FW: [osis-core] character counting issue: proposed solution

Patrick Durusau osis-core@bibletechnologieswg.org
Wed, 19 Jun 2002 10:04:49 -0400


Harry,

Thanks for the quick turn around on the analysis!

Steve, since the grain proposal was yours originally, comments on 
Harry's proposal?

Would make the syntax for the regex a little more manageable. (and punts 
on all the nasty normalization issues, but as Harry notes, will work 
most of the time.)

So, drop use of character and use only string? plus occurrence marker?

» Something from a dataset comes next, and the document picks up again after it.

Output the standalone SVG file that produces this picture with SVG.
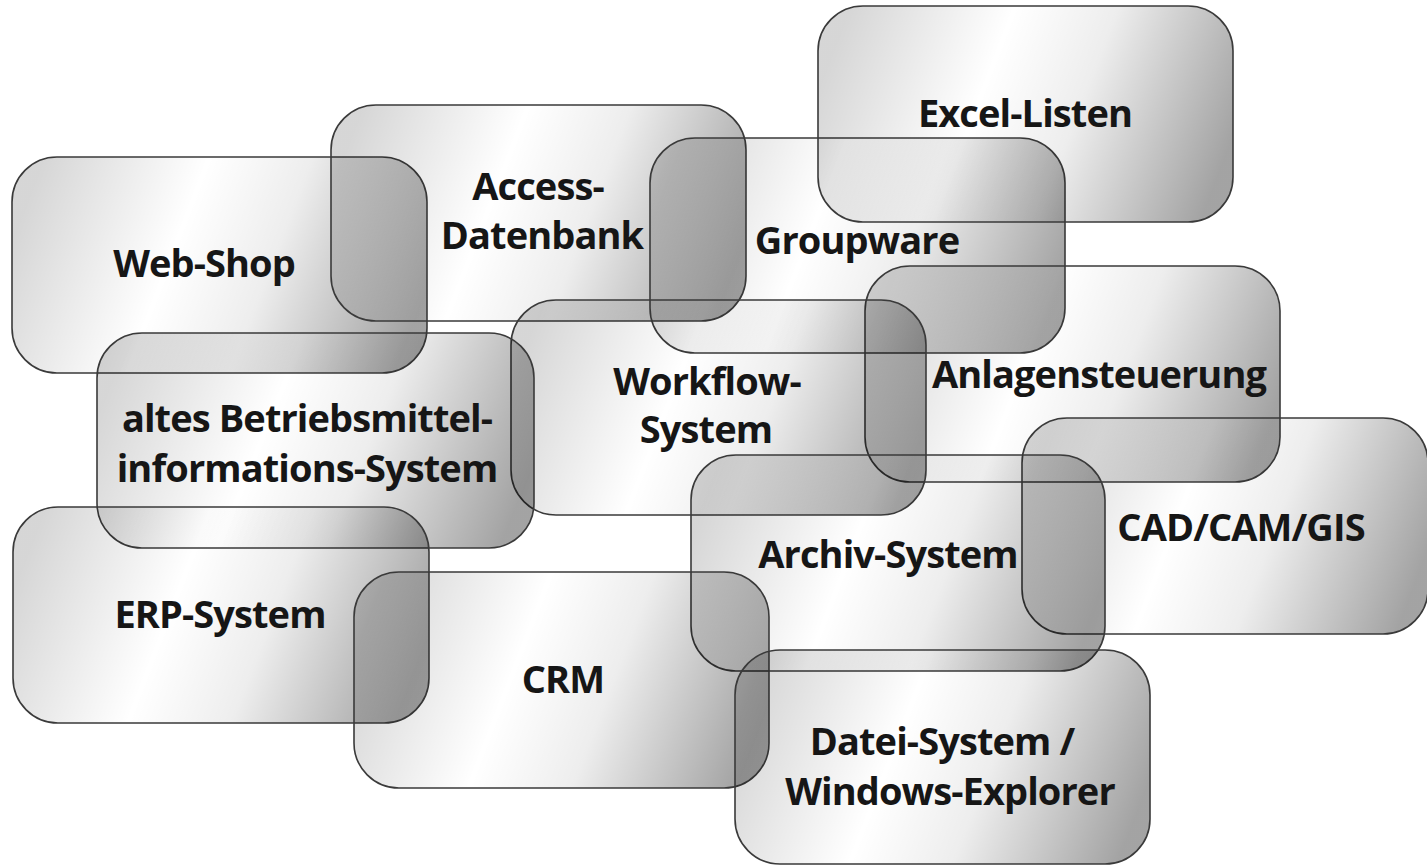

Question: should we still allow an alternative "grain" syntax? (here 
thinking of people who want to embed XPath/XQuery for applications that 
support that sort of thing).

Patrick

Harry Plantinga wrote:

>Patrick,
>
>I looked through the link below, and I think the issue is even 
>more difficult than I had realized. For example, ligatures can
>represent two characters with a single glyph and a single byte
>sequence. In fact, because of the various meanings of "character,"
>the w3.org web page recommends against using the term "character"
>at all, if possible.
>
>They do refer to "Unicode Normalized Form C", however, which ensures
>identical byte coding of the same set of characters. We could 
>refer to in our definition of character counting. But that would 
>make counting characters accurately very difficult--it would 
>require reading reams of information about Unicode Normalized
>Form C just to figure out if "First" is 5 characters or 4 (because
>of an Fi ligature).
>
>However, since w3 recommends against even using the term "character", 
>we may want to consider whether that term is too fuzzy to be used 
>in a definition of a grain identifier. Besides, it's a nuisance 
>(and somewhat error-prone) to count characters even if the meaning 
>were clear. 
>
>N.B. the same sorts of problems arise in string matching; "First"
>may not match "First" if one of the strings uses a ligature.
>
>I believe that this sort of thing will be a rare problem but one
>that is very hard to solve correctly in all circumstances. The 
>only way to solve it correctly that I can think of is to insist
>that the texts and matching strings be in Unicode Normalized Form C,
>however arcane that may be.  (Then we can ignore the issue entirely
>and it will work right for us most of the time :-)
>
>So here's a revised proposal:
>
>- Drop the character count in the grain. Just use strings, with 
>  an optional parameter for the occurrence number of the string.
>
>  @(Hello world!)
>  @37(Hello world!)  (37th occurrence. Or use other syntax.)
>
>- Recognize that this will only work correctly if the strings 
>  are encoded the same way. 
>
>-Harry
>
>
>
>
>-----Original Message-----
>From: owner-osis-core@bibletechnologieswg.org
>[mailto:owner-osis-core@bibletechnologieswg.org]On Behalf Of Patrick
>Durusau
>Sent: Tuesday, June 18, 2002 4:02 PM
>To: osis-core@bibletechnologieswg.org
>Subject: Re: FW: [osis-core] character counting issue: proposed solution
>
>
>Harry,
>
>I will be trying to work through your post and the W3C's position on the 
>character set model (http://www.w3.org/TR/charmod/). If you have the 
>time, can you look at that and see how it would fit into a 
>recommendation from OSIS for character counting? (Not sure I can reach 
>it today.)
>
>Thanks!
>
>Patrick
>

-- 
Patrick Durusau
Director of Research and Development
Society of Biblical Literature
pdurusau@emory.edu